David Schwartz, chief technology officer at enterprise blockchain company Ripple, has clarified that Ripple should not be expected to act in someone's interests to the detriment of its own interests or the interests of its shareholders.
Schwartz drew parallels between XRP tokens and art pieces in his follow-up post.
"If I hold a work from early in an artist's career, I might hope or expect the artist makes and promotes new works that might drive demand and create markets for the early work and make me money," he said.
This comes after Pierre Rochard of Riot Platform argued that the XRP token was not actually a security due to the fact that Ripple did not own the holders of the token any utility.

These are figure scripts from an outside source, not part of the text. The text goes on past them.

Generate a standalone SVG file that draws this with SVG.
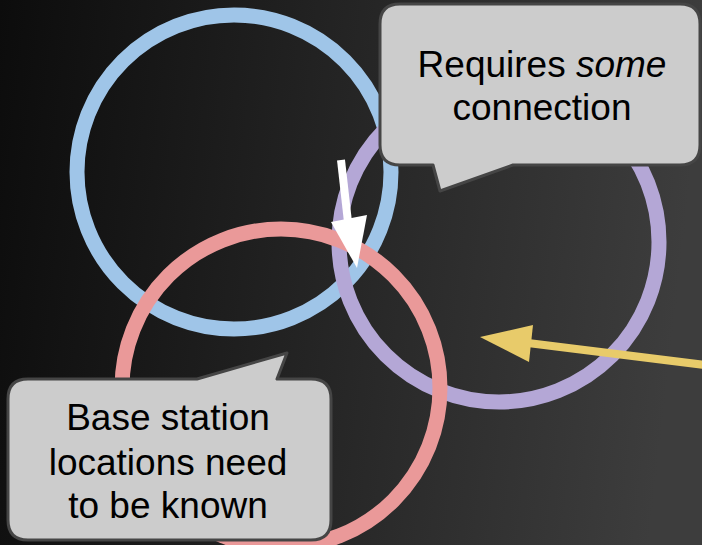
<svg xmlns="http://www.w3.org/2000/svg" width="702" height="545" viewBox="0 0 702 545">
  <defs>
    <linearGradient id="bg" x1="0" y1="0" x2="702" y2="80" gradientUnits="userSpaceOnUse">
      <stop offset="0" stop-color="#0c0c0c"/>
      <stop offset="1" stop-color="#3d3d3d"/>
    </linearGradient>
    <style>
      .ring { fill: none; stroke-width: 15; }
      .bubble { fill: #cccccc; stroke: #454545; stroke-width: 3; stroke-linejoin: round; }
      .label { font-family: "Liberation Sans", Arial, sans-serif; font-size: 37px; fill: #000000; text-anchor: middle; }
    </style>
  </defs>

  <rect width="702" height="545" fill="url(#bg)"/>

  <!-- coverage rings -->
  <g id="ring-blue"><circle class="ring" cx="234" cy="172" r="157" stroke="#9fc5e8"/></g>
  <g id="ring-purple"><circle class="ring" cx="499" cy="242" r="160" stroke="#b4a7d6"/></g>
  <g id="ring-red"><circle class="ring" cx="281" cy="388" r="159" stroke="#ea9999"/></g>

  <!-- pointers -->
  <g id="connectors">
    <line x1="341" y1="160" x2="348" y2="222" stroke="#ffffff" stroke-width="8"/>
    <polygon points="331,222 367,215 357,268" fill="#ffffff"/>
    <line x1="705" y1="365" x2="528" y2="343" stroke="#e8cb6a" stroke-width="8"/>
    <polygon points="480,337 533,325 529,362" fill="#e8cb6a"/>
  </g>

  <!-- callout: connection -->
  <g id="callout-connection">
    <path class="bubble" d="M400,4 H680 Q700,4 700,24 V145 Q700,165 680,165 H513 L440,191 L433,165 H400 Q380,165 380,145 V24 Q380,4 400,4 Z"/>
    <text class="label" x="542" y="77">Requires <tspan font-style="italic">some</tspan></text>
    <text class="label" x="542" y="120">connection</text>
  </g>

  <!-- callout: base stations -->
  <g id="callout-base-stations">
    <path class="bubble" d="M28,379 H197 L287,353 L277,379 H311 Q331,379 331,399 V520 Q331,540 311,540 H28 Q8,540 8,520 V399 Q8,379 28,379 Z"/>
    <text class="label" x="168" y="430">Base station</text>
    <text class="label" x="168" y="475">locations need</text>
    <text class="label" x="168" y="518">to be known</text>
  </g>
</svg>
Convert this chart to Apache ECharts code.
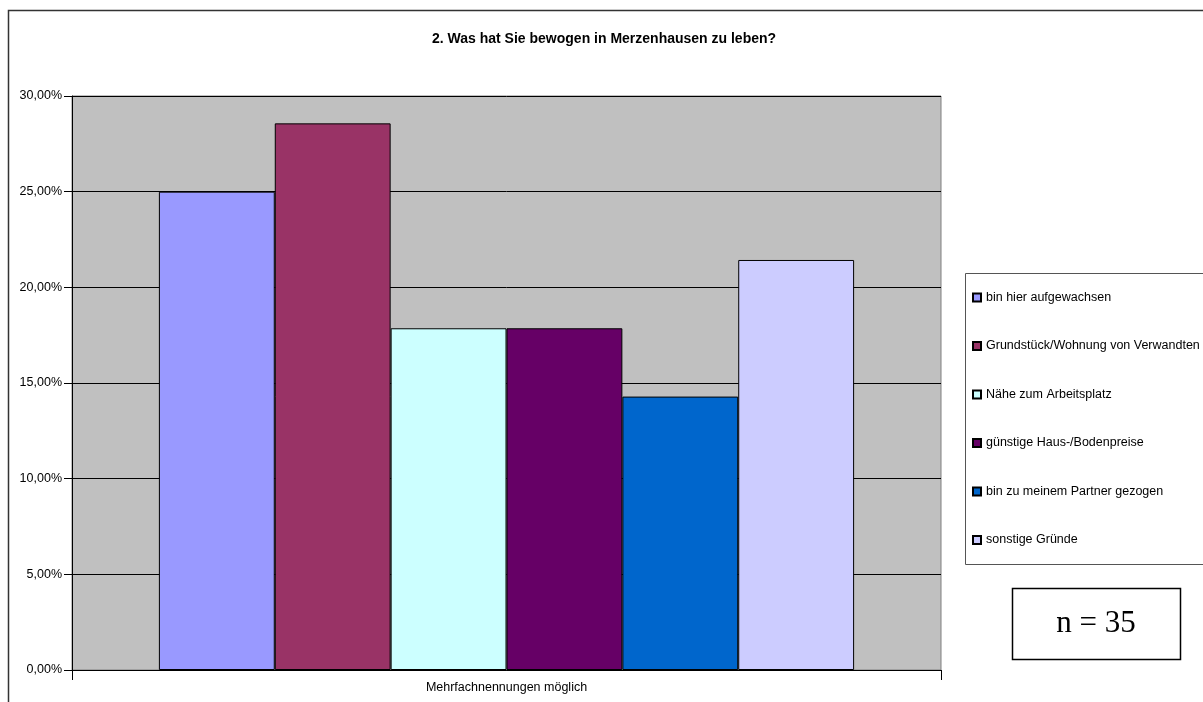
<!DOCTYPE html>
<html>
<head>
<meta charset="utf-8">
<script src="https://cdn.jsdelivr.net/npm/echarts@6/dist/echarts.min.js"></script>
<style>
html,body{margin:0;padding:0;background:#fff;}
#chart{width:1203px;height:702px;}
</style>
</head>
<body>
<div id="chart"></div>
<script>
// Daten
var categories = ['Mehrfachnennungen möglich'];
var seriesNames = ['bin hier aufgewachsen', 'Grundstück/Wohnung von Verwandten', 'Nähe zum Arbeitsplatz',
	'günstige Haus-/Bodenpreise', 'bin zu meinem Partner gezogen', 'sonstige Gründe'];
var seriesValues = [0.25, 0.2857, 0.1786, 0.1786, 0.1429, 0.2143];
var seriesColors = ['#9999FF', '#993366', '#CCFFFF', '#660066', '#0066CC', '#CCCCFF'];

var chart = echarts.init(document.getElementById('chart'));

var series = [];
for (var i = 0; i < seriesNames.length; i++) {
	series.push({
		name: seriesNames[i],
		type: 'bar',
		data: [seriesValues[i]],
		barGap: '0%',
		barCategoryGap: '20%',
		itemStyle: {
			color: seriesColors[i],
			borderColor: '#000',
			borderWidth: 1
		}
	});
}

var option = {
	animation: false,
	backgroundColor: '#fff',
	textStyle: { fontFamily: 'Liberation Sans, Arial, sans-serif' },
	title: {
		text: '2. Was hat Sie bewogen in Merzenhausen zu leben?',
		left: 427,
		top: 27,
		textStyle: { fontSize: 14, fontWeight: 'bold', color: '#000', fontFamily: 'Liberation Sans, Arial, sans-serif' }
	},
	legend: {
		orient: 'vertical',
		left: 967,
		top: 285,
		itemWidth: 8,
		itemHeight: 8,
		itemGap: 33.5,
		icon: 'rect',
		data: seriesNames,
		textStyle: { fontSize: 12.5, color: '#000', lineHeight: 15, fontFamily: 'Liberation Sans, Arial, sans-serif' }
	},
	grid: {
		left: 72,
		top: 96,
		right: 262,
		bottom: 32,
		show: true,
		backgroundColor: '#C0C0C0',
		borderColor: '#808080',
		borderWidth: 1
	},
	xAxis: {
		type: 'category',
		data: categories,
		axisLine: { lineStyle: { color: '#000', width: 1 } },
		axisTick: { show: true, length: 10, lineStyle: { color: '#000' } },
		axisLabel: { fontSize: 12.5, color: '#000', margin: 11 }
	},
	yAxis: {
		type: 'value',
		min: 0,
		max: 0.3,
		interval: 0.05,
		axisLine: { show: true, lineStyle: { color: '#000', width: 1 } },
		axisTick: { show: true, length: 8, lineStyle: { color: '#000' } },
		splitLine: { show: true, lineStyle: { color: '#000', width: 1 } },
		axisLabel: {
			fontSize: 12.5,
			color: '#000',
			margin: 10,
			formatter: function (v) {
				return (v * 100).toFixed(2).replace('.', ',') + '%';
			}
		}
	},
	graphic: [
		{
			type: 'rect',
			shape: { x: 8.5, y: 10.5, width: 1300, height: 800 },
			style: { fill: 'none', stroke: '#333', lineWidth: 1.5 },
			silent: true
		},
		{
			type: 'rect',
			shape: { x: 965.5, y: 273.5, width: 300, height: 291 },
			style: { fill: 'none', stroke: '#555', lineWidth: 1 },
			silent: true
		},
		{
			type: 'rect',
			shape: { x: 1012.5, y: 588.5, width: 168, height: 71 },
			style: { fill: '#fff', stroke: '#000', lineWidth: 1.5 },
			silent: true
		},
		{
			type: 'text',
			x: 1096,
			y: 624,
			style: {
				text: 'n = 35',
				fontSize: 31,
				fontFamily: 'Liberation Serif, Times New Roman, serif',
				fill: '#000',
				align: 'center',
				verticalAlign: 'middle'
			},
			silent: true
		}
	],
	series: series
};

chart.setOption(option);

window.onresize = function () {
	chart.resize();
};
</script>
</body>
</html>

"XRP has no enterprise, no reasonable expectation of profits (or anything else), and the only efforts are paying off K Street lobbying firms," Bitcoin advocate Julian Fahrer said.
Ripple has more XRP than it could "possibly monetize"
Schwartz has also noted that the company will inevitably remain active in the space "for quite a bit longer" due to its vast XRP holders.
"We have more XRP than we could possibly monetize in a short period of time, so there's no way to avoid us being here for quite a bit longer," Schwartz said.
As reported by U.Today, Ripple CEO Brad Garlinghouse confirmed that the company owned more than $100 billion worth of XRP tokens as of early January.